Mar Yohannan Yoseph (born 14 November 1966, in Trichur, India) is a bishop of the Chaldean Syrian Church, a metropolitan province of Assyrian Church of the East in India. He was consecrated on 17 January 2010, by Mar Dinkha IV, Patriarch of the Assyrian Church of the East.

== Early life ==
Mar Yohannan Yoseph was born Joju Anto at East Fort in Trichur on 14 November 1966. He is the seventh of nine children of Therattil Chirakkekaran Antony and Annah (Cicily teacher).

Joju Anto completed his schooling from Chaldean Syrian Primary School and Model High School for Boys, Trichur.

He earned his Bachelor of Commerce (B.Com) from Calicut University in 1989.

He studied Theology at Mar Thoma Theological Seminary, Kottayam (1990 - 1994), and earned a Bachelor of Divinity (B.D.) from the University of Serampore.

He stayed at St.
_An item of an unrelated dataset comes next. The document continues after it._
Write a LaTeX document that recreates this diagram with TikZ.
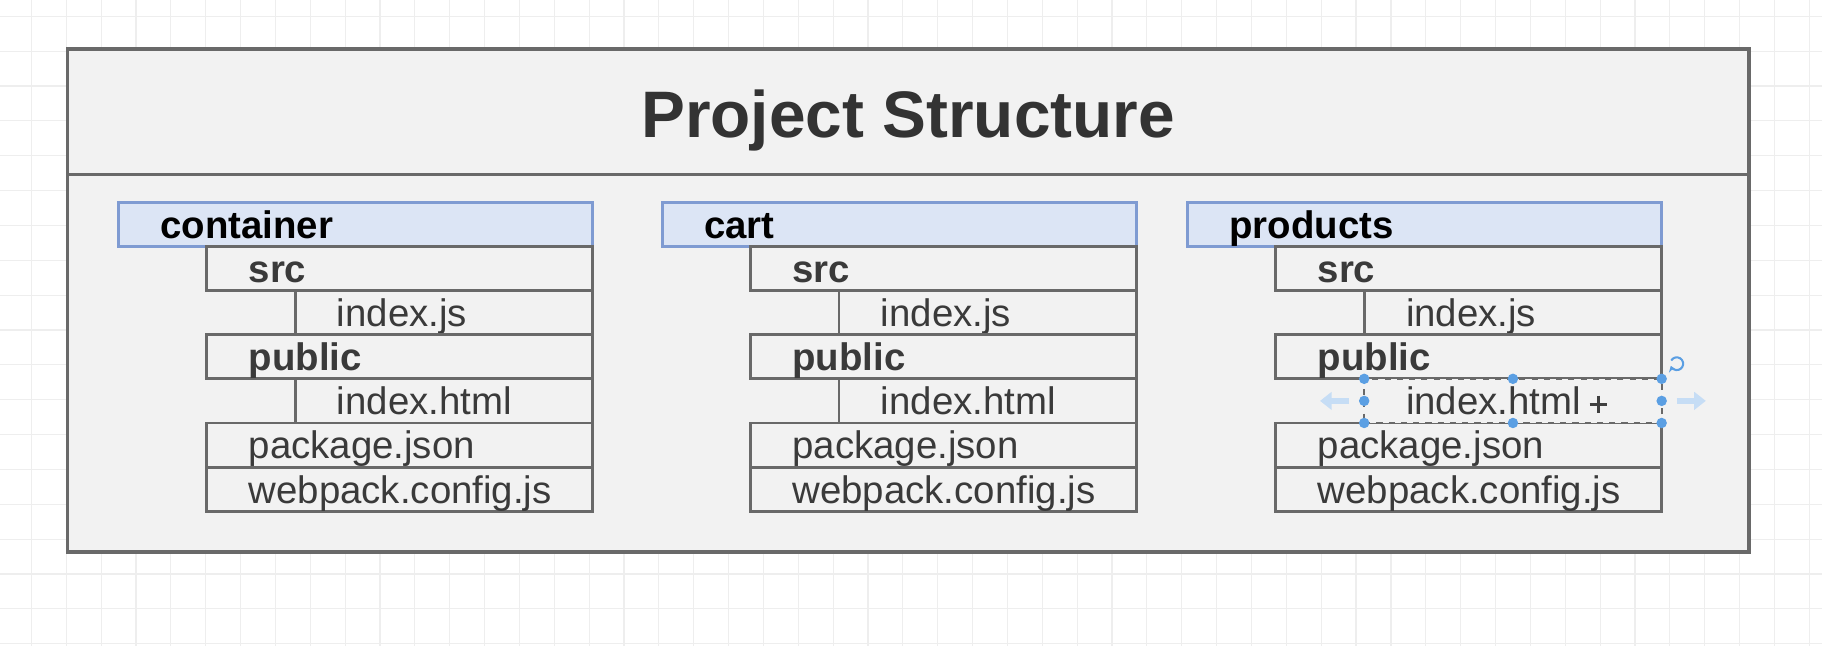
\documentclass[tikz,border=0pt]{standalone}
\usepackage{fontspec}
\setmainfont{Liberation Sans}
\usepackage{xcolor}
\definecolor{gridcolor}{HTML}{EEEEEE}
\definecolor{boxfill}{HTML}{F2F2F2}
\definecolor{boxline}{HTML}{696969}
\definecolor{headfill}{HTML}{DCE5F5}
\definecolor{headline}{HTML}{7F9BD2}
\definecolor{rowtext}{HTML}{3A3A3A}
\definecolor{handlecolor}{HTML}{5B9FE3}
\colorlet{handlearrowcolor}{handlecolor!35}
\usetikzlibrary{
  positioning,
  arrows.meta,
}
\newcommand{\rowfont}{\fontsize{18.8pt}{22pt}\selectfont}
\newcommand{\titlefont}{\fontsize{32.2pt}{38pt}\selectfont\bfseries}
\tikzstyle{outerbox}=[draw=boxline, fill=boxfill, line width=0.6mm, rectangle, inner sep=0pt, outer sep=0pt, minimum width=289.4mm]
\tikzstyle{basicbox}=[draw=boxline, fill=boxfill, line width=0.5mm, rectangle, inner sep=0pt, outer sep=0pt, anchor=north east, minimum height=7.6mm, align=left, text height=5.6mm, text depth=0.8mm, font=\rowfont, text=rowtext]
\tikzstyle{headbox}=[basicbox, draw=headline, fill=headfill, anchor=north west, minimum width=81.6mm, text width=67.2mm, font=\rowfont\bfseries, text=black]
\tikzstyle{dirbox}=[basicbox, minimum width=66.4mm, text width=52mm, font=\rowfont\bfseries]
\tikzstyle{filebox}=[basicbox, minimum width=66.4mm, text width=52mm]
\tikzstyle{subfilebox}=[basicbox, minimum width=51.2mm, text width=36.8mm]
\tikzstyle{handle}=[fill=handlecolor, draw=none]

\begin{document}
\begin{tikzpicture}[x=0.2mm, y=-0.2mm]
	% canvas
	\fill[white] (0,0) rectangle (1568,556);
	\useasboundingbox (0,0) rectangle (1568,556);
	\foreach \gx in {27,57,...,1568} \draw[gridcolor, line width=0.2mm] (\gx,0) -- (\gx,556);
	\foreach \gy in {14,44,...,556} \draw[gridcolor, line width=0.2mm] (0,\gy) -- (1568,\gy);
	% frame
	\node (titlebox) [outerbox, anchor=north west, minimum height=21.6mm, font=\titlefont, text=black!80, text height=9.0mm, text depth=0pt] at (58,42) {Project Structure};
	\node (bodybox) [outerbox, anchor=north, minimum height=65mm] at (titlebox.south) {};
	% container
	\node (cont) [headbox] at (102,174) {container};
	\node (cont-src) [dirbox] at (cont.south east) {src};
	\node (cont-srcjs) [subfilebox] at (cont-src.south east) {index.js};
	\node (cont-pub) [dirbox] at (cont-srcjs.south east) {public};
	\node (cont-html) [subfilebox] at (cont-pub.south east) {index.html};
	\node (cont-pkg) [filebox] at (cont-html.south east) {package.json};
	\node (cont-wp) [filebox] at (cont-pkg.south east) {webpack.config.js};
	% cart
	\node (cart) [headbox] at (570,174) {cart};
	\node (cart-src) [dirbox] at (cart.south east) {src};
	\node (cart-srcjs) [subfilebox] at (cart-src.south east) {index.js};
	\node (cart-pub) [dirbox] at (cart-srcjs.south east) {public};
	\node (cart-html) [subfilebox] at (cart-pub.south east) {index.html};
	\node (cart-pkg) [filebox] at (cart-html.south east) {package.json};
	\node (cart-wp) [filebox] at (cart-pkg.south east) {webpack.config.js};
	% products
	\node (prod) [headbox] at (1022,174) {products};
	\node (prod-src) [dirbox] at (prod.south east) {src};
	\node (prod-srcjs) [subfilebox] at (prod-src.south east) {index.js};
	\node (prod-pub) [dirbox] at (prod-srcjs.south east) {public};
	\node (prod-pkg) [filebox] at (prod-pub.south east) [yshift=-7.6mm] {package.json};
	\node (prod-wp) [filebox] at (prod-pkg.south east) {webpack.config.js};
	\node (prod-html) [subfilebox, dashed, line width=0.35mm] at (prod-pub.south east) {index.html};
	% selection handles
	\foreach \a in {north west, north, north east, east, south east, south, south west, west}
		\fill[handle] (prod-html.\a) circle (0.9mm);
	\draw[handlearrowcolor, line width=0.9mm, -{Triangle[length=2mm, width=3mm]}] ([xshift=-2.6mm]prod-html.west) -- ++(-5mm,0);
	\draw[handlearrowcolor, line width=0.9mm, -{Triangle[length=2mm, width=3mm]}] ([xshift=2.6mm]prod-html.east) -- ++(5mm,0);
	\draw[handlecolor, line width=0.35mm, -{Stealth[length=1mm, width=1.4mm]}] ([shift={(1.65mm,3.15mm)}]prod-html.north east) arc (150:-160:1.1mm);
	\draw[black!75, line width=0.6mm] ([shift={(-12.4mm,-0.6mm)}]prod-html.east) -- ++(3mm,0);
	\draw[black!75, line width=0.6mm] ([shift={(-10.9mm,0.9mm)}]prod-html.east) -- ++(0,-3mm);
\end{tikzpicture}
\end{document}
Ephrem Ecumenical Research Institute, Kottayam (1998-2000), and earned a Master of Arts (M.A.) in Syriac Language and Literature from Mahatma Gandhi University, Kottayam in 2000. He then traveled to Iraq and stayed there till March, 2003 to continue Syriac studies.

He received his Doctorate (Phd Studies) in Syriac Language and Literature from Mahatma Gandhi University, Kottayam Kerala in 2017.

== Career ==
On 16 April 1989 Late Poulose Mar Poulose Episcopa ordained him as Deacon at Mar Adhai Sleeha Church, Paravattani.

On 11 April 1999 Mar Aprem Metropolitan (Aprem Mooken) ordained him as a priest at Mar Yohannan Mamdhana Church, East Fort, Thrissur. From 1996 to 1998 he served as Secretary to Mar Aprem Metropolitan(Aprem Mooken) and Poulose Mar Poulose Episcopa.

He served as the assistant vicar in multiple parishes:
- Mar Narsai Church Kachery
- St. Thomas Church Ernakulam
- Mar Qardagh Sahdha Church Chennai
- Mar Sleeva Church Cochin
- Mart Mariyam Church Koratty
- Mar Timotheus Church Calicut
- Mar Beesho Church Puthoor,
- Mar Adhai Sleeha Church Paravattani
- Mar Oudisho Church Baghdad.

He took the initiative to construct Mar Abdisho Church at Kottayam that later became a Parish while he was vicar. He served as the president of Mar Thoma Ashram (Orphanage for Boys) at Mulayam.

On 17 January 2010 he was consecrated as Episcopa of the Holy Catholic Assyrian Church of the East for the Archdiocese of India by Mar Dinkha IV.